It was January 19, 1981, 40 years ago this week. A crowd had gathered around a high-rise building in Los Angeles’ famed Miracle Mile. A distressed, suicidal man wearing flared jeans and a tattered hoodie was on a ledge, threatening to jump. Police officers, a psychologist, and a minister were laboring in vain to talk the young man down.
“I’m no good,” the man later called ‘Joe’ shouted, as he dangled his feet over the side of the ledge, inching forward to his doom whenever someone got close. “I’m going to jump!” Police reports indicated that the man appeared to be under the illusion that he was in Vietnam, surrounded by the Viet Cong.

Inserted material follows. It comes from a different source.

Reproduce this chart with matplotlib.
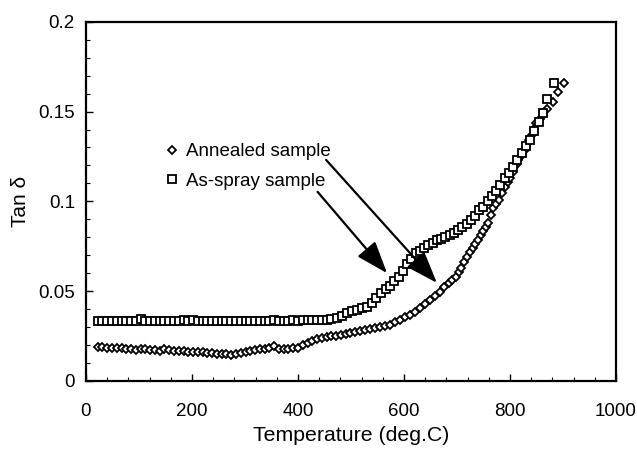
import matplotlib.pyplot as plt
from matplotlib.ticker import MultipleLocator

plt.rcParams['font.family'] = ['Liberation Sans', 'DejaVu Sans']

# === Datos ===
# Annealed sample (rombos)
ann_T = [22, 31, 40, 49, 58, 67, 76, 85, 94, 103, 112, 121, 130, 139, 148, 157,
         166, 175, 184, 193, 202, 211, 220, 229, 238, 247, 256, 265, 274, 283,
         292, 301, 310, 319, 328, 337, 346, 355, 364, 373, 382, 391, 400, 409,
         418, 427, 436, 445, 454, 463, 472, 481, 490, 499, 508, 517, 526, 536,
         545, 555, 564, 574, 583, 592, 601, 611, 620, 630, 639, 649, 658, 668,
         676, 684, 691, 698, 703, 708, 714, 719, 725, 730, 734, 740, 745, 749,
         754, 759, 764, 768, 773, 779, 785, 791, 796, 800, 806, 811, 816, 822,
         826, 830, 836, 841, 846, 850, 856, 862, 870, 881, 891, 902]
ann_tan = [0.0188, 0.0186, 0.0185, 0.0184, 0.0183, 0.0181, 0.0180, 0.0178,
           0.0172, 0.0176, 0.0180, 0.0174, 0.0172, 0.0168, 0.0175, 0.0172,
           0.0168, 0.0166, 0.0165, 0.0163, 0.0160, 0.0158, 0.0160, 0.0157,
           0.0155, 0.0150, 0.0152, 0.0148, 0.0142, 0.0148, 0.0155, 0.0160,
           0.0165, 0.0172, 0.0178, 0.0175, 0.0182, 0.0192, 0.0180, 0.0178,
           0.0180, 0.0182, 0.0185, 0.0200, 0.0212, 0.0222, 0.0232, 0.0238,
           0.0242, 0.0248, 0.0250, 0.0254, 0.0260, 0.0267, 0.0272, 0.0280,
           0.0285, 0.0290, 0.0295, 0.0300, 0.0305, 0.0312, 0.0325, 0.0340,
           0.0354, 0.0368, 0.0385, 0.0407, 0.0428, 0.0450, 0.0472, 0.0497,
           0.0520, 0.0544, 0.0562, 0.0580, 0.0605, 0.0630, 0.0660, 0.0690,
           0.0718, 0.0740, 0.0765, 0.0786, 0.0810, 0.0832, 0.0855, 0.0880,
           0.0925, 0.0964, 0.0985, 0.1010, 0.1045, 0.1080, 0.1105, 0.1130,
           0.1165, 0.1200, 0.1230, 0.1260, 0.1280, 0.1305, 0.1340, 0.1370,
           0.1405, 0.1437, 0.1460, 0.1480, 0.1515, 0.1556, 0.1610, 0.1660]

# As-spray sample (cuadrados)
spr_T = [22, 31, 40, 49, 58, 67, 76, 85, 94, 103, 112, 121, 130, 139, 148, 157,
         166, 175, 184, 193, 202, 211, 220, 229, 238, 247, 256, 265, 274, 283,
         292, 301, 310, 319, 328, 337, 346, 355, 364, 373, 382, 391, 400, 409,
         418, 427, 436, 445, 454, 463, 473, 483, 492, 502, 511, 521, 530, 540,
         548, 557, 566, 574, 582, 590, 598, 606, 614, 622, 630, 638, 646, 654,
         662, 670, 678, 686, 694, 702, 710, 718, 726, 734, 742, 750, 758, 766,
         774, 782, 790, 798, 806, 814, 822, 830, 838, 846, 854, 862, 870, 883]
spr_tan = [0.0333, 0.0334, 0.0336, 0.0334, 0.0335, 0.0333, 0.0335, 0.0334,
           0.0336, 0.0345, 0.0335, 0.0334, 0.0336, 0.0335, 0.0334, 0.0333,
           0.0336, 0.0335, 0.0338, 0.0335, 0.0340, 0.0336, 0.0335, 0.0334,
           0.0335, 0.0336, 0.0334, 0.0335, 0.0333, 0.0336, 0.0335, 0.0334,
           0.0335, 0.0336, 0.0335, 0.0334, 0.0336, 0.0338, 0.0336, 0.0335,
           0.0336, 0.0338, 0.0336, 0.0337, 0.0338, 0.0337, 0.0338, 0.0339,
           0.0340, 0.0343, 0.0349, 0.0362, 0.0377, 0.0387, 0.0396, 0.0405,
           0.0414, 0.0432, 0.0460, 0.0490, 0.0510, 0.0530, 0.0555, 0.0580,
           0.0610, 0.0650, 0.0680, 0.0710, 0.0725, 0.0740, 0.0758, 0.0770,
           0.0782, 0.0790, 0.0800, 0.0815, 0.0825, 0.0840, 0.0855, 0.0875,
           0.0897, 0.0920, 0.0950, 0.0970, 0.1000, 0.1030, 0.1060, 0.1090,
           0.1130, 0.1160, 0.1190, 0.1230, 0.1270, 0.1310, 0.1340, 0.1390,
           0.1440, 0.1490, 0.1570, 0.1660]

# === Figura ===
fig = plt.figure(figsize=(6.37, 4.55), dpi=100)
ax = fig.add_axes([0.135, 0.163, 0.832, 0.789])

ax.plot(ann_T, ann_tan, linestyle='none', marker='D', markersize=3.8,
        markerfacecolor='white', markeredgecolor='black', markeredgewidth=1.3,
        label='Annealed sample')
ax.plot(spr_T, spr_tan, linestyle='none', marker='s', markersize=5.2,
        markerfacecolor='white', markeredgecolor='black', markeredgewidth=1.3,
        label='As-spray sample')

# flechas
flecha = dict(arrowstyle='-|>,head_length=1.1,head_width=0.4',
              mutation_scale=18, lw=1.6, color='black', shrinkA=0, shrinkB=0)
ax.annotate('', xy=(662, 0.0546), xytext=(453, 0.1231), arrowprops=flecha)
ax.annotate('', xy=(568, 0.0600), xytext=(437, 0.1053), arrowprops=flecha)

ax.legend(loc='upper left', bbox_to_anchor=(0.1525, 0.662), frameon=False,
          fontsize=13.5, handlelength=0.6, handletextpad=0.4,
          labelspacing=0.65, borderpad=0, borderaxespad=0)

ax.set_xlim(0, 1000)
ax.set_ylim(0, 0.2)
ax.xaxis.set_major_locator(MultipleLocator(200))
ax.xaxis.set_minor_locator(MultipleLocator(40))
ax.yaxis.set_major_locator(MultipleLocator(0.05))
ax.yaxis.set_minor_locator(MultipleLocator(0.01))
ax.set_yticks([0, 0.05, 0.1, 0.15, 0.2])
ax.set_yticklabels(['0', '0.05', '0.1', '0.15', '0.2'])
ax.tick_params(which='both', direction='in', labelsize=13.5, pad=8)
ax.tick_params(which='major', length=5, width=1)
ax.tick_params(which='minor', length=3, width=0.8)
ax.tick_params(axis='x', pad=16)
for s in ax.spines.values():
    s.set_linewidth(1.6)

ax.set_xlabel('Temperature (deg.C)', fontsize=15.3, labelpad=4)
ax.set_ylabel('Tan δ', fontsize=15, labelpad=6)

fig.savefig('out.png', dpi=100)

Several spectators below were showcasing the very worst in human nature, encouraging “Joe” to jump.
Howard Birmingham, Muhammad Ali’s longtime friend and eventual biographer, just happened to be on the scene, which was about four minutes from the former world champ’s residence. He called Ali to tell him about the situation taking place so close to home. The ex-champ, who was about three months removed from the worst beating of his life at the time, against Larry Holmes, bolted into action.
“About four minutes later,” Bingham later told reporters, “Ali comes driving up the wrong side of the street in his Rolls-Royce with his lights blinking.”
Ali would rush into the building and up to the ninth floor where “Joe” was precariously perched. He popped his head out of a nearby window.
“You’re my brother! I love you, and I couldn’t lie to you,” Ali shouted.
The famed boxer spent more than 20 minutes speaking to the troubled man, who was clearly startled by the magnitude of celebrity who had rushed to his aid. Ali eventually succeeded in calming the man down and gaining his trust. “Joe” would open up the fire escape door that he had barricaded shut, allowing for the fighter to pull him to safety.
“Why do you worry about me?” ‘Joe’ asked, as Ali was leading him to safety. “I’m a nobody.”
“Because,” Ali responded,” If you jump, you’re going to hell because there’s no way to repent.”
The crowd below, which had been goading “Joe” into following through on his deadly threat just minutes before, suddenly broke out in applause. Chants of “Ali! Ali!” could be heard as the fighter and his new friend made their way out of the building and into the fighter’s Rolls-Royce.
Ali would take the troubled man to a nearby psychiatric hospital.
“I’m going to go home with him to meet his mother and father,” Ali later said about plans to go with “Joe” to Michigan. “They called him a nobody, so I’m going home with him. I’ll walk the streets with him and they’ll see he’s big.”
It’s not known whether the legendary boxer ever followed through on that redemptive trip to Michigan with the man he helped save, but it’s not unlikely. Ali’s life as a public figure was filled with casual moments of kindness, often undocumented and carried out away from the media’s collective eye.
Three years later, Ali would be diagnosed with Parkinson’s Syndrome, an affliction that eventually took his life in 2016. By the time of his death, Ali had fought his way to icon status, not just as the greatest heavyweight champ of all-time, but also as a civil rights icon and living proof that one man, even coming from the most humble of beginnings, can make a difference in the world.
On Ali’s grave site in Louisville, Kentucky, one of his most famous quotes is emblazoned. It’s particularly appropriate for his deeds back in 1981 and his efforts to save a complete stranger.
“Service to others is the rent you pay for your room in heaven.”